Book – Ocean of Secrets

Author – Jerry Sacher

Star rating – ★★★★★

No. of Pages – 200

Cover – Gorgeous!

POV – 3rd person, past tense, dual POV (with about one page of 3rd person, multi)

Would I read it again – Definitely!

Genre – Historical, LGBT, Romance



Reviewed for Divine Magazine


Wow! What can I say?

I’ve always had an interest in the Titanic. I’ve watched the movie (hating the historical inaccuracies), read the non-fiction books and watched the documentaries, so I had high expectations for this story. It’s the first time I’ve ever been tempted to read a fictional account.

It didn’t disappoint.

Yes, there are some plot similarities to the movie. Let me just get that out the way up front; an illicit love affair between upper and lower class, an upper class MC having to rescue the lower class as the ship is sinking. BUT – the similarities end there. The detail and level of sensory historical accuracy – down to every minor detail that may be important – was unparallelled.

I LOVED that Molly Brown made an appearance. (If you’re not familiar with the name – in the book as Margaret Brown – then check out The Unsinkable Molly Brown movie, with Debbie Reynolds)

For me, the book was perfect. From the poignant and stirring Prologue, to the touching Epilogue that nearly had me in tears, it was a first class historical romance, with accuracy that even Hollywood didn’t attain.

Not only covering the Titanic voyage and, of course, the sinking, I loved that we got a before and after for both main characters. It was important to see what brought Andrew and Matthew to the Titanic and why; to see what happened after the sinking and into the future. The story very skillfully covers the most important aspects of Titanic’s history – from building, first voyage, sinking and rescue, right up to the inquest and after events.

As for the characters, I quickly fell in love with Andrew and Matthew. They were wonderful, well rounded characters, with enough history and back story slipped into conversations and some short descriptions that I got a real feel for who they were.

I loved the other passengers – Tom, Frank Millet, William Stead and Mr Gracie.

I hated Claire and William with a passion! And, although I guessed at the truth about them, I loved the way it was handled and revealed, a little at a time, letting us work it out on our own.

Andrew’s mum and aunt were amazing. To be so supportive of him, at that time, just showed how much they loved him.

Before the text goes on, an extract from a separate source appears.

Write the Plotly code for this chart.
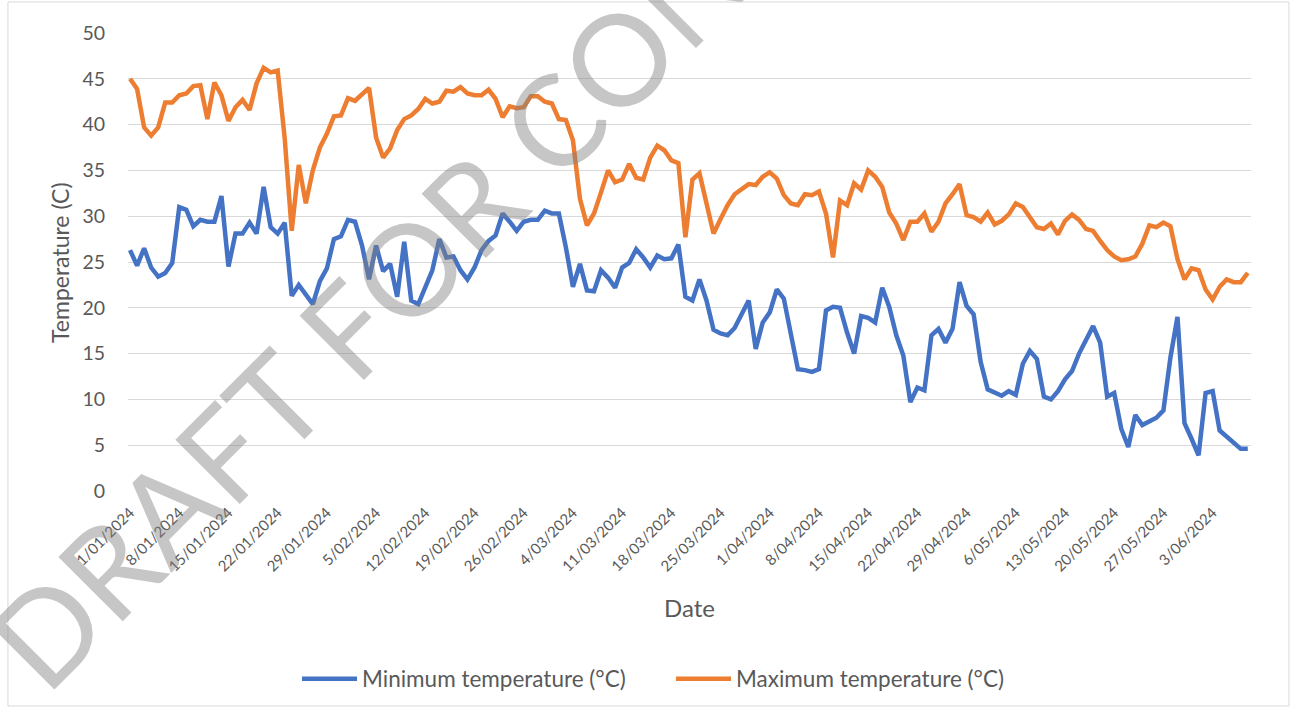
import datetime as dt
import plotly.graph_objects as go

start_date = dt.date(2024, 1, 1)

min_temp = [
    26.3, 24.6, 26.5, 24.4, 23.4, 23.8, 24.9, 31.0, 30.7, 28.9,
    29.6, 29.4, 29.4, 32.2, 24.5, 28.1, 28.1, 29.3, 28.1, 33.2,
    28.8, 28.1, 29.3, 21.3, 22.5, 21.5, 20.4, 22.9, 24.3, 27.5,
    27.8, 29.6, 29.4, 26.8, 23.1, 26.8, 24.0, 24.8, 21.2, 27.2,
    20.8, 20.4, 22.3, 24.1, 27.5, 25.5, 25.6, 24.1, 23.1, 24.4,
    26.3, 27.3, 27.9, 30.3, 29.4, 28.4, 29.4, 29.6, 29.6, 30.6,
    30.3, 30.3, 26.6, 22.3, 24.8, 21.9, 21.8, 24.1, 23.3, 22.2,
    24.4, 24.9, 26.4, 25.5, 24.4, 25.7, 25.3, 25.4, 26.9, 21.2,
    20.8, 23.1, 20.8, 17.6, 17.2, 17.0, 17.8, 19.2, 20.8, 15.5,
    18.4, 19.5, 22.0, 21.0, 17.2, 13.3, 13.2, 13.0, 13.3, 19.7,
    20.1, 20.0, 17.3, 15.0, 19.1, 18.9, 18.4, 22.2, 20.1, 17.0,
    14.8, 9.7, 11.3, 11.0, 17.0, 17.7, 16.2, 17.7, 22.8, 20.2,
    19.3, 14.1, 11.1, 10.7, 10.4, 10.9, 10.5, 13.9, 15.3, 14.4,
    10.3, 10.0, 10.9, 12.2, 13.1, 15.0, 16.6, 18.0, 16.2, 10.3,
    10.7, 6.8, 4.8, 8.3, 7.2, 7.6, 8.0, 8.8, 14.6, 19.0,
    7.4, 5.7, 3.9, 10.7, 10.9, 6.6, 5.9, 5.2, 4.6, 4.6,
]

max_temp = [
    45.0, 43.9, 39.7, 38.8, 39.7, 42.4, 42.4, 43.2, 43.4, 44.2,
    44.3, 40.6, 44.6, 43.2, 40.4, 41.9, 42.7, 41.6, 44.5, 46.2,
    45.7, 45.9, 38.5, 28.4, 35.6, 31.4, 35.0, 37.5, 39.0, 40.9,
    41.0, 42.9, 42.6, 43.3, 44.0, 38.6, 36.4, 37.4, 39.4, 40.6,
    41.0, 41.7, 42.8, 42.3, 42.5, 43.7, 43.6, 44.1, 43.4, 43.2,
    43.2, 43.8, 42.8, 40.8, 42.0, 41.8, 41.9, 43.1, 43.1, 42.5,
    42.3, 40.6, 40.5, 38.3, 31.9, 29.0, 30.3, 32.6, 35.0, 33.7,
    34.0, 35.7, 34.2, 34.0, 36.4, 37.7, 37.2, 36.1, 35.8, 27.7,
    34.0, 34.7, 31.5, 28.1, 29.7, 31.2, 32.4, 33.0, 33.5, 33.4,
    34.3, 34.8, 34.1, 32.3, 31.4, 31.2, 32.4, 32.3, 32.7, 30.3,
    25.5, 31.7, 31.2, 33.6, 32.9, 35.0, 34.3, 33.2, 30.4, 29.2,
    27.4, 29.4, 29.4, 30.3, 28.3, 29.4, 31.4, 32.4, 33.5, 30.1,
    29.9, 29.4, 30.4, 29.1, 29.5, 30.2, 31.4, 31.0, 29.9, 28.8,
    28.6, 29.2, 28.0, 29.5, 30.2, 29.6, 28.6, 28.4, 27.3, 26.3,
    25.6, 25.2, 25.3, 25.6, 27.0, 29.0, 28.8, 29.3, 28.9, 25.3,
    23.1, 24.3, 24.1, 22.0, 20.9, 22.3, 23.1, 22.8, 22.8, 23.8,
]

dates = [start_date + dt.timedelta(days=i) for i in range(len(min_temp))]

series_names = ["Minimum temperature (°C)", "Maximum temperature (°C)"]
series_colors = ["#4472C4", "#ED7D31"]

x_title = "Date"
y_title = "Temperature (C)"
watermark = "DRAFT FOR CONSULTATION"

FONT = "Lato"
GREY = "#595959"

fig = go.Figure()
for name, vals, col in zip(series_names, [min_temp, max_temp], series_colors):
    fig.add_trace(go.Scatter(
        x=dates, y=vals, mode="lines", name=name,
        line=dict(color=col, width=4.5),
    ))

W, H = 1291, 709
L, R, T, B = 128, 40, 33, 218

x0 = dt.datetime(2024, 1, 1) - dt.timedelta(hours=7)
x1 = dt.datetime(2024, 6, 8) + dt.timedelta(hours=11)

fig.update_layout(
    width=W, height=H,
    margin=dict(l=L, r=R, t=T, b=B, autoexpand=False),
    paper_bgcolor="white", plot_bgcolor="white",
    font=dict(family=FONT, color=GREY),
    showlegend=True,
    legend=dict(
        orientation="h", x=0.1505, xanchor="left", y=-0.4105, yanchor="middle",
        font=dict(size=22.5, color=GREY), itemwidth=55,
        entrywidth=304, entrywidthmode="pixels",
        bgcolor="rgba(0,0,0,0)",
    ),
    xaxis=dict(
        type="date", range=[x0, x1],
        tick0="2024-01-01", dtick=7 * 86400000, tickformat="%-d/%m/%Y",
        tickangle=-45, tickfont=dict(size=15, color=GREY),
        showgrid=False, zeroline=False, showline=False, ticks="",
        ticklabelstandoff=9,
    ),
    yaxis=dict(
        range=[0, 50], dtick=5, tick0=0,
        tickfont=dict(size=19.5, color=GREY),
        showgrid=True, gridcolor="#D9D9D9", gridwidth=1.3,
        zeroline=False, showline=False, ticks="", ticklen=0,
        ticklabelstandoff=22,
    ),
    annotations=[
        dict(text=x_title, xref="paper", yref="paper", x=0.5004, y=-0.2533,
             xanchor="center", yanchor="middle", showarrow=False,
             font=dict(size=24, color=GREY, family=FONT)),
        dict(text=y_title, xref="paper", yref="paper", x=-0.0606, y=0.5,
             xanchor="center", yanchor="middle", showarrow=False, textangle=-90,
             font=dict(size=23, color=GREY, family=FONT)),
        dict(text=watermark, xref="paper", yref="paper", x=-0.154, y=-0.50,
             xanchor="left", yanchor="bottom", showarrow=False, textangle=-45,
             font=dict(size=127, color="rgba(128,128,128,0.45)", family=FONT)),
    ],
    shapes=[
        dict(type="rect", xref="paper", yref="paper",
             x0=-0.1069, x1=1.0338, y0=-0.4694, y1=1.0677,
             line=dict(color="#D9D9D9", width=1), fillcolor="rgba(0,0,0,0)",
             layer="below"),
    ],
)

fig.write_html("out.html", config={"displayModeBar": False},
               post_script="document.body.style.margin='0';")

When it comes to the sinking, we get a very short deviation from the dual POV, to see how other characters are dealing with the events. There’s about a page or two of 3-4 lines about how other people experience the sinking, which is a really good way to show the way different classes and different areas of the ship deals with the event.

In terms of heat, there’s some incredible chemistry between Andrew and Matthew. Though everything happens very quickly, you can see what draws them to each other and why they feel the way they do. They’ve both come through unfulfilling relationships to get to each other, so I really like how it was handled. But, the explicit stuff is confined. For most of the book, their encounters are fade to black, until much later in the book than I expected. However, this really worked for me. It worked for the times, the situation and the characters.

Overall, a stunning presentation of a realistic snapshot into history. I believed every minute and would love to think there was a real Andrew and Matthew out there somewhere.


Favourite Quote

““Will I ever be able to forget, or will April 15 be a part of me forever?””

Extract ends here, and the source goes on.